One would have to say “yes, It is a good faith effort,” but to say it with any certainty one would have to spend hours, if not days of study. If you’re talking about the administration of the guidance document in the midst of a chaotic airport or transit hub where people are speaking different languages and arriving from different points on the globe and where the lines of humanity seemingly demand immediate attention, the likelihood of this guidance being implemented evenhandedly and with fairness disappears into the mist.

I am left wondering why the Supreme Court would give this ruling.

It seems to me that what the court was saying was that the office of the president would normally command the deference of this court, especially in matters of immigration and foreign affairs. But the history of this matter does not inspire such deference. Instead, it prompts the court to say something along the following lines: We cannot say at this moment, nor are we willing to invest the time to ascertain whether there is any authority for the president of the United States to have delayed the entry from six particular countries and refugees altogether in order to study whether the vetting or clearance operations are sufficient. Insofar as the executive orders that have been presented to the lower courts and now to us at the Supreme Court reflect a bluntness and ignorance of nuance, we are left in a position of having to rule against appropriate presidential discretion. Rather than do that in its entirety, we give as a fig leaf the proposition that the president may exclude, if he must, those without a bona fide relationship to our Republic.

Naturally, we leave to others the definition of a bona fide relationship beyond a few examples of employment family and university which we have supplied. Certainly, we are not opining that grandparents would not fit within a bona fide family relationship forwith someone seeking entry. That, Mr. Pres.
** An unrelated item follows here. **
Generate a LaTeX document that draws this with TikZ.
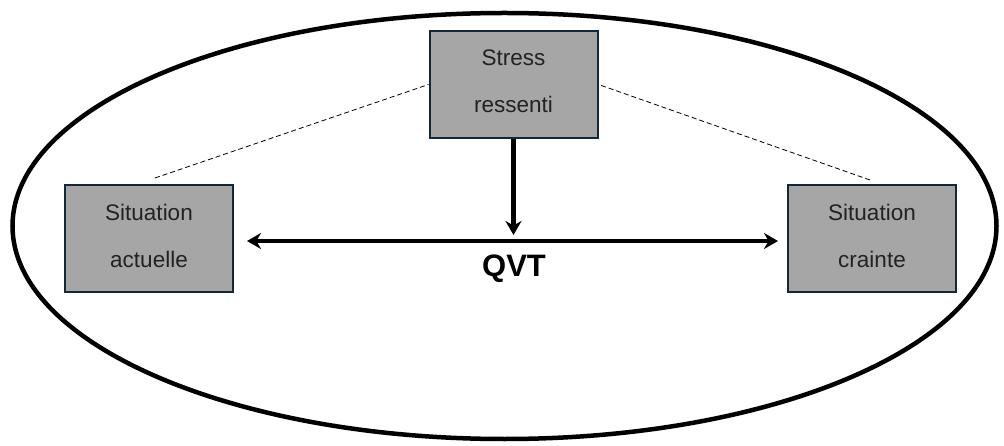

Trump, seeing that you have done so, suggests to us that you are an intrepid man willing to accept the disapproval of grandparents worldwide who we think will be left miffed that their relationship has been defined as too distant for the law to allow.

So is the executive order being appropriately implemented by this State Department guidance?

To appropriately implement an unnecessary act that causes the level of delay administrative costs and hardship that this order does is impossible to applaud. I commend those who have given their hard work and career expertise to try to give the president time to study and tighten if necessary the vetting of applicants for entry. Of course he’s had every moment of his presidency to have accomplished this task already without waiting for final judicial determination, and we can only hope he gets it done over the summer so that the word MOOT can be promptly appended to that which he has imposed upon the world without reason. To those in law school in need of employment, we say look no further than immigration practice since this president is indeed making your life great again, unfortunately it is at the price of the misery of so many thousands of other lives “Yearning to breathe free.”